Lalu masih ada Njai Dasima yang edar 1929. Ceritanya berasal dari novelet Tjerita Njai Dasima’ terbitan Kho Tjeng Bie & Co. pada 1896. Mengadaptasi cerita dari panggung tonil alias pertunjukan juga dilakukan. Tertuang dalam film Melati van Agam (1931) yang naskah aslinya ditulis wartawan Parada Harahap.

Masih selaras dengan tahun perilisan Melati van Agam, pihak Halimoen Film memproduksi film Si Pitoeng yang kisah hidupnya telah lama menjadi buah bibir di tanah Betawi.

Berlanjut tahun-tahun berikutnya, masih sebelum masa kemerdekaan, kebanyakan film juga hasil adaptasi. Para sineas Tionghoa totok dan peranakan, misalnya, asyik membuat filmdengan cerita-cerita rakyat asal tanah leluhur mereka. Beberapa judul yang masih bisa terlacak, antara lain Pat Bie To (1932), Pat Kiam Hiap (1933), dan Ouw Peh Tjoa (1934).
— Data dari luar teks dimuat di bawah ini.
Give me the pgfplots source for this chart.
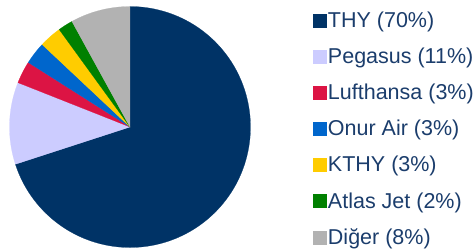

Selain karena keterbatasan penulis skenario dan ide cerita, maksud lain meluncurkan film berdasarkan folklor para nenek moyang tentu saja untuk menarik minat warga Tionghoa totok dan peranakan datang ke bioskop. Kelompok ini adalah pasar film potensial. Lebih suka menonton film yang punya kedekatan dengan mereka.

Bahkan kisah dari timur tengah tak luput juga diadaptasi. Contohnya dalam film Aladin dengan Lampoe Wasiat (1941). Empat dekade kemudian kisah ini diadaptasi lagi dengan Rano Karno dan Lydia Kandou sebagai pemeran utama.

Kondisi demikian terjadi dalam lanskap perfilman kita yang notabene masih baru kala itu. Tentu saja tetap ada naskah-naskah cerita film orisinal.

Pun demikian, menurut catatan sejarah, penyelenggaraan Festival Film Indonesia (FFI) perdana 1955 belum menyediakan kategori untuk cerita atau skenario adaptasi. Penghargaan untuk skenario adaptasi mulai diberikan saat penyelenggaraan FFI ke-XXVI pada 2006.

“Aku berharap Ngeri-Ngeri Sedap bisa memberikan perspektif dan warna bahwa film yang laku tidak harus cerita-cerita dengan IP besar atau sekuel dengan segala macamnya. Bagi aku pribadi, paling tidak ada kesadaran untuk mencoba. Misalnya proporsi yang tadinya 10% cerita orisinal dan 90% IP, paling tidak bisa bergeser jadi 20% cerita orisinal,” pungkas Bene.